Another idea: the number of indices $ i $ for which $ g_i \ne G $ is small. In fact, $ g_i \ne G $ only if $ a_i $ is the unique element that is not divisible by some prime factor of $ G $. So there are at most $ O(\log \max a_i) $ such indices.
Thus, we can find all indices $ i \in [l, r] $ such that $ \gcd(a_l, \dots, a_r) \ne \gcd(a_l, \dots, a_{i-1}, a_{i+1}, \dots, a_r) $ — i.e., the indices where removing $ a_i $ changes the gcd. There are at most $ O(\log \max a_i) $ such indices, because each time the gcd changes, it drops by a factor of at least 2.

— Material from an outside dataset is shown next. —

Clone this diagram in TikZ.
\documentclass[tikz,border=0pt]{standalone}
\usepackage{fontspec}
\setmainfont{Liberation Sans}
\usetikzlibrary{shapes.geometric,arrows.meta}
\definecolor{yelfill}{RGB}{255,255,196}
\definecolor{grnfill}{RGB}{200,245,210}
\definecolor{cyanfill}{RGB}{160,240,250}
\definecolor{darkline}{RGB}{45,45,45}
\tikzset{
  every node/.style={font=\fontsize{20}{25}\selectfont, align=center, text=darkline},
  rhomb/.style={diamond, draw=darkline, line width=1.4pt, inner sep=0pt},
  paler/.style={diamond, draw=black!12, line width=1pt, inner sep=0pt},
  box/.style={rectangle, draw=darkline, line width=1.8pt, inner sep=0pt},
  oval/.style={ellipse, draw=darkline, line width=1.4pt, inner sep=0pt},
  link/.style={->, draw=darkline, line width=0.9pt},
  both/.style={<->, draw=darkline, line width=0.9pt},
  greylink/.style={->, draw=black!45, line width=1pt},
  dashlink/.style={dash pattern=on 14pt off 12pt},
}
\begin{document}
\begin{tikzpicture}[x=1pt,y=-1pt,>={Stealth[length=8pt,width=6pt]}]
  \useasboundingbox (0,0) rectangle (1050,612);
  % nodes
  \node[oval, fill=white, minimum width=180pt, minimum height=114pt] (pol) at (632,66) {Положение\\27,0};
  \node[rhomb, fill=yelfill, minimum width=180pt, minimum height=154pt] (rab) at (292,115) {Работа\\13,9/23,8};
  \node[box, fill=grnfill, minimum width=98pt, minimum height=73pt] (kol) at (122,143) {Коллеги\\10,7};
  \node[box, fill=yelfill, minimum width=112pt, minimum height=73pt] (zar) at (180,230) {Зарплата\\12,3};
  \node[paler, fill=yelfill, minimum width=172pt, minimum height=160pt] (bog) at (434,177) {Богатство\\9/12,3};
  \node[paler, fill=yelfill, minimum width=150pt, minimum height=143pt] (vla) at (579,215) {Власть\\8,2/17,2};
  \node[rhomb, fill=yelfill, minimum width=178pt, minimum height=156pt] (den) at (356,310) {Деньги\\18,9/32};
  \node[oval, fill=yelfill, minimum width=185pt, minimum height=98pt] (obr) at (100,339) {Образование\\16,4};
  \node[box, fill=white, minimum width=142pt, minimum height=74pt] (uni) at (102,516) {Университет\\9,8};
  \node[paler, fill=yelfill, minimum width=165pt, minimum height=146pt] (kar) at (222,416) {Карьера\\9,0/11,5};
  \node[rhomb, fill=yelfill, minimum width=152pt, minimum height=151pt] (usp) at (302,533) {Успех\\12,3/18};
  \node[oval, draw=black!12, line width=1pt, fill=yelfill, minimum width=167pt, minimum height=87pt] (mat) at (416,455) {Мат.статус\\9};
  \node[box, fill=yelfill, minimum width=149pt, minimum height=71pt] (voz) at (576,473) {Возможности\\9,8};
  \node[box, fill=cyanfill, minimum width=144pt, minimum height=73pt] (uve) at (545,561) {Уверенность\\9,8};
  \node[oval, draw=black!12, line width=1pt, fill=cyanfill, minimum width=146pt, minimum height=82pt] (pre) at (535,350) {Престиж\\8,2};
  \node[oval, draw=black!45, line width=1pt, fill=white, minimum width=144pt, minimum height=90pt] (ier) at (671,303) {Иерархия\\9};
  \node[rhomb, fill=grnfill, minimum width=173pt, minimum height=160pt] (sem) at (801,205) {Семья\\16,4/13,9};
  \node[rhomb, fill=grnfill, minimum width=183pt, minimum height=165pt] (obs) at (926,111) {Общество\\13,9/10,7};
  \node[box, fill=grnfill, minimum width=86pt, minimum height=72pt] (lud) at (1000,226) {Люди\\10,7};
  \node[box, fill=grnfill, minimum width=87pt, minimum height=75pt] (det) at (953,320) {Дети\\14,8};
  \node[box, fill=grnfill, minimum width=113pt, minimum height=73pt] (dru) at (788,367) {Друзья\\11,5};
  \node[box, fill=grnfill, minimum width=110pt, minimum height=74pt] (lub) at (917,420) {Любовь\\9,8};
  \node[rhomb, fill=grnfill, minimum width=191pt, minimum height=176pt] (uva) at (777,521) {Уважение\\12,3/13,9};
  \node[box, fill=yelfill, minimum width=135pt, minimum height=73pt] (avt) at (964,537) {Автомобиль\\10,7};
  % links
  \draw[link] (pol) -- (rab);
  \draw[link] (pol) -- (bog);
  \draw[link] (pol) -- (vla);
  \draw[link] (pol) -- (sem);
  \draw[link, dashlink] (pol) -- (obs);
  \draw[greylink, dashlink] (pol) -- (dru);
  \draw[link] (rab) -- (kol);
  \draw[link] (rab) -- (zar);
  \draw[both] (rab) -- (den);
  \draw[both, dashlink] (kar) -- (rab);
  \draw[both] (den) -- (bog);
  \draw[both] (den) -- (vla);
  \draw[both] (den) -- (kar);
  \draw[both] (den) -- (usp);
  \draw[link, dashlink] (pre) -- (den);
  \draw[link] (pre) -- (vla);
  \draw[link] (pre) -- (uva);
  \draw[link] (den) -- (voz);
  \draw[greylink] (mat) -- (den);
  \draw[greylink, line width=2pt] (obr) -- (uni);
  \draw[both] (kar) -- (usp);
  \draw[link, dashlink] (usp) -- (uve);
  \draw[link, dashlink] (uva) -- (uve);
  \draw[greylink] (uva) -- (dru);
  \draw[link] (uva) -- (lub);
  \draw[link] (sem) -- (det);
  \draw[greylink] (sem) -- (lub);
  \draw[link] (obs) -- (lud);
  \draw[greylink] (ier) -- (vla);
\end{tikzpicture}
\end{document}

So algorithm for a query $ (l, r, x) $:
1. Compute $ G = \gcd(a_l, \dots, a_r) $
2. If $ x \mid G $: return YES
3. Else:
- Find all indices $ i \in [l, r] $ such that $ g_i \ne G $. These are the "critical" indices where removing $ a_i $ increases the gcd (or changes it). There are at most $ O(\log \max a_i) $ such indices.
- For each such $ i $, compute $ g_i = \gcd(\text{prefix}[i-1], \text{suffix}[i+1]) $
- If $ x \mid g_i $ for any such $ i $, return YES
- Else, return NO
How to find critical indices quickly?
We can use a segment tree that stores gcd, and then do a binary search-like traversal to find all positions where the gcd changes when skipping an element.

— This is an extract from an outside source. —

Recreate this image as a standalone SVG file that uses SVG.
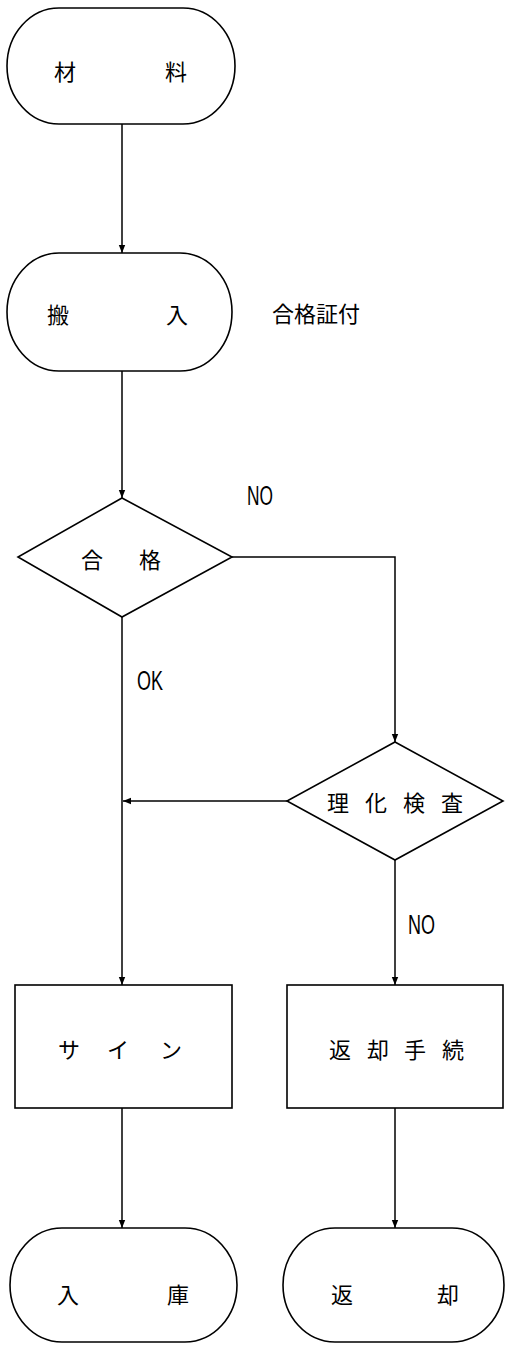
<svg xmlns="http://www.w3.org/2000/svg" width="506" height="1348" viewBox="0 0 506 1348">
<style>
.shape{fill:#fff;stroke:#000;stroke-width:1.6}
.edge{fill:none;stroke:#000;stroke-width:1.5}
.t{font-family:"Noto Sans CJK JP","Noto Sans CJK SC",sans-serif;font-size:22px;fill:#000;text-anchor:middle;dominant-baseline:central}
.lab{font-family:"Liberation Sans Narrow","Liberation Sans",sans-serif;font-size:27px;fill:#000}
</style>
<defs>
<marker id="arr" viewBox="0 0 10 10" refX="10" refY="5" markerWidth="8" markerHeight="8" markerUnits="userSpaceOnUse" orient="auto">
<path d="M0,1 L10,5 L0,9 Z" fill="#000"/>
</marker>
</defs>
<rect width="506" height="1348" fill="#fff"/>
<g id="connectors">
<path class="edge" d="M122,124 V253" marker-end="url(#arr)"/>
<path class="edge" d="M122,371 V498" marker-end="url(#arr)"/>
<path class="edge" d="M232,557 H395 V742" marker-end="url(#arr)"/>
<path class="edge" d="M122,617 V985" marker-end="url(#arr)"/>
<path class="edge" d="M287,801 H123" marker-end="url(#arr)"/>
<path class="edge" d="M395,860 V985" marker-end="url(#arr)"/>
<path class="edge" d="M122,1108 V1228" marker-end="url(#arr)"/>
<path class="edge" d="M395,1108 V1228" marker-end="url(#arr)"/>
<text class="lab" x="247" y="505" textLength="26" lengthAdjust="spacingAndGlyphs">NO</text>
<text class="lab" x="137" y="690" textLength="26" lengthAdjust="spacingAndGlyphs">OK</text>
<text class="lab" x="408" y="934" textLength="27" lengthAdjust="spacingAndGlyphs">NO</text>
</g>
<g id="n-zairyo">
<rect class="shape" x="7" y="8" width="228" height="116" rx="52" ry="58"/>
<text class="t" x="65" y="70">材</text>
<text class="t" x="176" y="70">料</text>
</g>
<g id="n-hannyu">
<rect class="shape" x="7" y="253" width="225" height="118" rx="52" ry="59"/>
<text class="t" x="58" y="313">搬</text>
<text class="t" x="177" y="313">入</text>
</g>
<g id="n-note">
<text class="t" x="316" y="312">合格証付</text>
</g>
<g id="n-goukaku">
<polygon class="shape" points="122,498 232,557 122,617 18,557"/>
<text class="t" x="92" y="558">合</text>
<text class="t" x="150" y="558">格</text>
</g>
<g id="n-rika">
<polygon class="shape" points="395,742 503,801 395,860 287,801"/>
<text class="t" x="338" y="801">理</text>
<text class="t" x="376" y="801">化</text>
<text class="t" x="414" y="801">検</text>
<text class="t" x="452" y="801">査</text>
</g>
<g id="n-sign">
<rect class="shape" x="15" y="985" width="217" height="123"/>
<text class="t" x="69" y="1048">サ</text>
<text class="t" x="118" y="1048">イ</text>
<text class="t" x="171" y="1048">ン</text>
</g>
<g id="n-henkyakutetsuzuki">
<rect class="shape" x="287" y="985" width="216" height="123"/>
<text class="t" x="340" y="1048">返</text>
<text class="t" x="378" y="1048">却</text>
<text class="t" x="415" y="1048">手</text>
<text class="t" x="453" y="1048">続</text>
</g>
<g id="n-nyuuko">
<rect class="shape" x="10" y="1228" width="227" height="114" rx="52" ry="57"/>
<text class="t" x="68" y="1293">入</text>
<text class="t" x="178" y="1293">庫</text>
</g>
<g id="n-henkyaku">
<rect class="shape" x="283" y="1228" width="221" height="114" rx="52" ry="57"/>
<text class="t" x="342" y="1293">返</text>
<text class="t" x="448" y="1293">却</text>
</g>
</svg>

Alternatively, we can precompute for the entire array a structure that allows us to, for a given range $ [l, r] $, iterate over the "distinct gcd prefixes" — but this is complex.
Known efficient solution: use a segment tree storing gcd, and for a query $ [l, r] $, we can compute the prefix and suffix gcd arrays in $ O(\log n) $ time per query if we store them in a segment tree — but we need all $ g_i $.
Actually, we can do:
- Use a segment tree to get $ \gcd(l, r) $
- Use a segment tree to get prefix gcd from $ l $ to any $ i $, and suffix gcd from any $ i $ to $ r $
- Then, for the entire range $ [l, r] $, we can find the positions where the prefix gcd changes — there are at most $ O(\log \max a_i) $ such changes.
So we can:
- Compute prefix gcd array for $ [l, r] $ by walking through the segment tree and collecting the distinct gcd values and their positions — at most $ O(\log n) $ distinct values.
- Similarly for suffix.
- Then, for each position where the prefix gcd changes, and for each where the suffix gcd changes, we can compute $ g_i $ for those candidate indices.
In fact, the only indices $ i $ that can yield $ g_i \ne G $ are those where $ a_i $ is the "odd one out" — and there are at most $ O(\log \max a_i) $ such candidates.
So practical solution:
For query $ (l, r, x) $:
1. Compute $ G = \gcd(a_l, \dots, a_r) $
2. If $ x \mid G $: return YES
3. Else:
- Let $ \text{candidates} = \emptyset $
- Compute the prefix gcd array from $ l $ to $ r $, and record the indices where it changes: $ i_1, i_2, \dots, i_k $ (at most $ O(\log \max a_i) $)
- Similarly compute suffix gcd array from $ r $ to $ l $, record change points: $ j_1, j_2, \dots, j_m $
- The candidate indices for $ i $ are the union of these change points and $ l, r $ — total $ O(\log \max a_i) $
- For each candidate $ i \in \text{candidates} \cap [l, r] $:
- Compute $ g_i = \gcd(\text{prefix}[i-1], \text{suffix}[i+1]) $
- If $ x \mid g_i $, return YES
- Return NO
This works because if $ g_i \ne G $, then $ a_i $ must be the reason for the gcd being $ G $, and removing it must cause a change — and there are only logarithmically many such elements.
**Final Formal Statement:**
Given array $ a $, and queries:
- **Update**: $ a_i \leftarrow v $
- **Query**: Given $ l, r, x $, output YES iff
$$
x \mid \gcd(a_l, \dots, a_r) \quad \text{or} \quad \exists\, i \in [l, r] \text{ such that } x \mid \gcd(\{a_j : j \in [l, r], j \ne i\})
$$
And due to the structure of gcd, the second condition can be checked by examining only $ O(\log \max a_i) $ candidate indices per query.
Thus, the formal condition is as above.